Research on electrochemical reaction is currently at the center of multiple approaches that disintegrates water molecules to produce alternative fuels for transportation. This reaction, however, has to be triggered by a catalyst material and the current version requires use of sparse and costly elements such as iridium that limits the potential of such fuel production.
In a new development, researchers at MIT and other institutions have developed a completely new type of catalyst substance called metal hydroxide-organic framework, which is composed of inexpensive and abundantly available components. The family of material enables engineers to tune the catalysts’ structure and composition accurately to the needs of a particular chemical process, and then make it match or exceed the performance of conventional comparatively expensive catalysts.
The findings of the study are published in the journal Nature Materials.

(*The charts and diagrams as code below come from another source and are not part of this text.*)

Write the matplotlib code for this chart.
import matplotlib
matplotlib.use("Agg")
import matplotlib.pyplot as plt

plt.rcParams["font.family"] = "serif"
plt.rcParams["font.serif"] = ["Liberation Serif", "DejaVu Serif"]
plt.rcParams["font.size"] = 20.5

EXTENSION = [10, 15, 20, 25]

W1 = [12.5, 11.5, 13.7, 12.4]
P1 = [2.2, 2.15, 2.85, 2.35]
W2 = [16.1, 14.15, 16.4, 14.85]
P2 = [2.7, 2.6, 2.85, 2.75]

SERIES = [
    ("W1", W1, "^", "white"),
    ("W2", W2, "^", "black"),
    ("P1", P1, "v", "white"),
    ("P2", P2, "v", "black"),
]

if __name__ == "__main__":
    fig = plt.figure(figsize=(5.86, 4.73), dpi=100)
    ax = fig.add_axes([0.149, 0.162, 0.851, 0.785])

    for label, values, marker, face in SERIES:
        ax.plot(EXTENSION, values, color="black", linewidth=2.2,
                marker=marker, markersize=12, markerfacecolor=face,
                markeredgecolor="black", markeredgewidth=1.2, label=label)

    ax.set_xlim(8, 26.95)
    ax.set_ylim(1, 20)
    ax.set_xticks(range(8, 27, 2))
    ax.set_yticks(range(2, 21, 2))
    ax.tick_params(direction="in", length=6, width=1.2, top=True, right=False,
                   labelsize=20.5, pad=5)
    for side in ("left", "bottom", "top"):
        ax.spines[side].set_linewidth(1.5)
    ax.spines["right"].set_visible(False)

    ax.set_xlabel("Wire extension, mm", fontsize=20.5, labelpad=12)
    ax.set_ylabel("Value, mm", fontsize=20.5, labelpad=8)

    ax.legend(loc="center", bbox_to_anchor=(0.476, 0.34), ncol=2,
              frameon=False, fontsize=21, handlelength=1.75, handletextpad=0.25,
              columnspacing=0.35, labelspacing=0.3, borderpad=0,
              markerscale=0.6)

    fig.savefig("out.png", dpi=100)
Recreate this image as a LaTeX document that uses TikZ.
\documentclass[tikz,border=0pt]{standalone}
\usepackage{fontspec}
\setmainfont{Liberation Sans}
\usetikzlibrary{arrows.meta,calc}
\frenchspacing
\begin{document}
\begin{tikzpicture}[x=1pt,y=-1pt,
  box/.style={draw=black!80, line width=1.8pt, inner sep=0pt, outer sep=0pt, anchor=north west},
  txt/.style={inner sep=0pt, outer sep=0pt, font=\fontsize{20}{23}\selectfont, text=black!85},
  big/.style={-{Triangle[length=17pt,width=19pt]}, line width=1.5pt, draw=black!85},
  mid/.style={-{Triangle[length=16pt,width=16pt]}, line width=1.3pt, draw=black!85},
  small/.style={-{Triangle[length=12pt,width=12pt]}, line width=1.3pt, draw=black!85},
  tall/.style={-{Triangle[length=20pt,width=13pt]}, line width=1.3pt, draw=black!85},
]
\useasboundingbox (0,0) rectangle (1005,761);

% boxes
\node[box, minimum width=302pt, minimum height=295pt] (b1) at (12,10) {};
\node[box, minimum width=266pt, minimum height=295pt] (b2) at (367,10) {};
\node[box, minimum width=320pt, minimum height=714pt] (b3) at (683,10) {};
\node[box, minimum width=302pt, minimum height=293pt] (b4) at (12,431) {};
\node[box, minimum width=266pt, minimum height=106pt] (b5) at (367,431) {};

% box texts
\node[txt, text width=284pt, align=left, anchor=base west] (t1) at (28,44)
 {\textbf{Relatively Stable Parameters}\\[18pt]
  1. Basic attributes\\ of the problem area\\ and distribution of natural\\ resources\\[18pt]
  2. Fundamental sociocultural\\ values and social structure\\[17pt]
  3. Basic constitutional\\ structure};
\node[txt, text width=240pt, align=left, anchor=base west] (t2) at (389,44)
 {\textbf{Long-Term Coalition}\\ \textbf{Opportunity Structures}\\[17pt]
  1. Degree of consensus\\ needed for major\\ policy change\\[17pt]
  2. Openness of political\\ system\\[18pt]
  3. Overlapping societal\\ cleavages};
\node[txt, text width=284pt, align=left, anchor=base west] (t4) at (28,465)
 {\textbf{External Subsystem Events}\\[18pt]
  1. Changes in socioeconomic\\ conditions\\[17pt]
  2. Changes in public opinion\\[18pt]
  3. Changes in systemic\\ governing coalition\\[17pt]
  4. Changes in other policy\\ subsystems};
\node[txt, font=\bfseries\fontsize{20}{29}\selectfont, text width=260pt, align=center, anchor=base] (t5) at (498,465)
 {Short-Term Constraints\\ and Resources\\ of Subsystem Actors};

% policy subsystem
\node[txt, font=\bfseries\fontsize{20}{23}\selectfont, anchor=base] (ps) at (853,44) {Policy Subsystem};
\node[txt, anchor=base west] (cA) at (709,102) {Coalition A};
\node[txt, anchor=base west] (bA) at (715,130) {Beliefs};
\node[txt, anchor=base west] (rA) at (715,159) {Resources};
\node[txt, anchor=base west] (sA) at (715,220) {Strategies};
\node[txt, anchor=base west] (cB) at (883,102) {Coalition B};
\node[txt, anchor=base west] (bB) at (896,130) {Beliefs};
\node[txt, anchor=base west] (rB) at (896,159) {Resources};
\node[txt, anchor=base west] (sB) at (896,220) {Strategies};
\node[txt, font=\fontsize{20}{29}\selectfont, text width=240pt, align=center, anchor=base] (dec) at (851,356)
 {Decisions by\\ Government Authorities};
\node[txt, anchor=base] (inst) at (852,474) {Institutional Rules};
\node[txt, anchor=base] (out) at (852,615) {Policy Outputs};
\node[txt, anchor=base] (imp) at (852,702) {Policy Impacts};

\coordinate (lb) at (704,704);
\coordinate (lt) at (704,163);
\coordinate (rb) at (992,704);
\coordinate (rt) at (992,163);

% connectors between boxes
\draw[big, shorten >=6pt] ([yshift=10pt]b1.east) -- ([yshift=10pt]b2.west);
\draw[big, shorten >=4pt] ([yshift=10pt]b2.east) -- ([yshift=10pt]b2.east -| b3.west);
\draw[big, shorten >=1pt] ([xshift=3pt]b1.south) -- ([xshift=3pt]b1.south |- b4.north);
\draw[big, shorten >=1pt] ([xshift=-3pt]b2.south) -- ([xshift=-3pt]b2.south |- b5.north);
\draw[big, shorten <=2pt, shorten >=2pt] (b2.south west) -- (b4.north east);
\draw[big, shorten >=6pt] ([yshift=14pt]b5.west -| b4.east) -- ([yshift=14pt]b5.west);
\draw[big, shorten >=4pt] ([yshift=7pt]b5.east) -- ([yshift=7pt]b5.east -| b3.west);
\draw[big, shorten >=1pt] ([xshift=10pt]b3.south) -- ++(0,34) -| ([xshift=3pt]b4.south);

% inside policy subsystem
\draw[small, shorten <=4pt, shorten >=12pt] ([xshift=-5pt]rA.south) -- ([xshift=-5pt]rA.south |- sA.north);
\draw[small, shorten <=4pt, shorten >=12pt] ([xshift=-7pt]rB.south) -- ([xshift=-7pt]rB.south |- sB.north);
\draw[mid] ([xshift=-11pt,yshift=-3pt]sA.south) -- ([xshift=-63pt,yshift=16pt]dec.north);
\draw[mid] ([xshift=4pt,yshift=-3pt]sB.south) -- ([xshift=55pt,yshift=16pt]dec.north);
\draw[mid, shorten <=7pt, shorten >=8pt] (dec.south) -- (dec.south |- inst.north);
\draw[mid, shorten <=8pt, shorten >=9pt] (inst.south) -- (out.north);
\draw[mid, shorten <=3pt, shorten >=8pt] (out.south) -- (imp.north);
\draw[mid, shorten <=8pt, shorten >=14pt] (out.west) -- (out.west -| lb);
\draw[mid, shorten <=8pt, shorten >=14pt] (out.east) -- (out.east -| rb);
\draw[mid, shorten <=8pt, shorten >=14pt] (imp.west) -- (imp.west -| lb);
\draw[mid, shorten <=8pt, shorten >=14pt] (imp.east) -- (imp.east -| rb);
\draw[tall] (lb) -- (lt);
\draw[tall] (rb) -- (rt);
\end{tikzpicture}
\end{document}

In fact, for electrochemical production of chemicals, fuels, and material, oxygen evolution is one of the common reactions. These processes include the generation of hydrogen as a by product of oxygen evolution, which can be directly used as a fuel or can undergo chemical reactions to generate other transportation fuels, for application in the production of ammonia, for use as a fertilizer or chemical raw material, and for reduction of carbon dioxide in order to curb emissions.
Nonetheless, any of these reactions are sluggish without help. For example, for a reaction with slow kinetics, it requires giving up energy or voltage to promote the reaction rate. The extra input energy that is required leads to low overall efficiency. This is why catalysts are used.
However, so far, catalysts all rely on costly materials or late transition metals that are scarcely available, for example iridium oxide.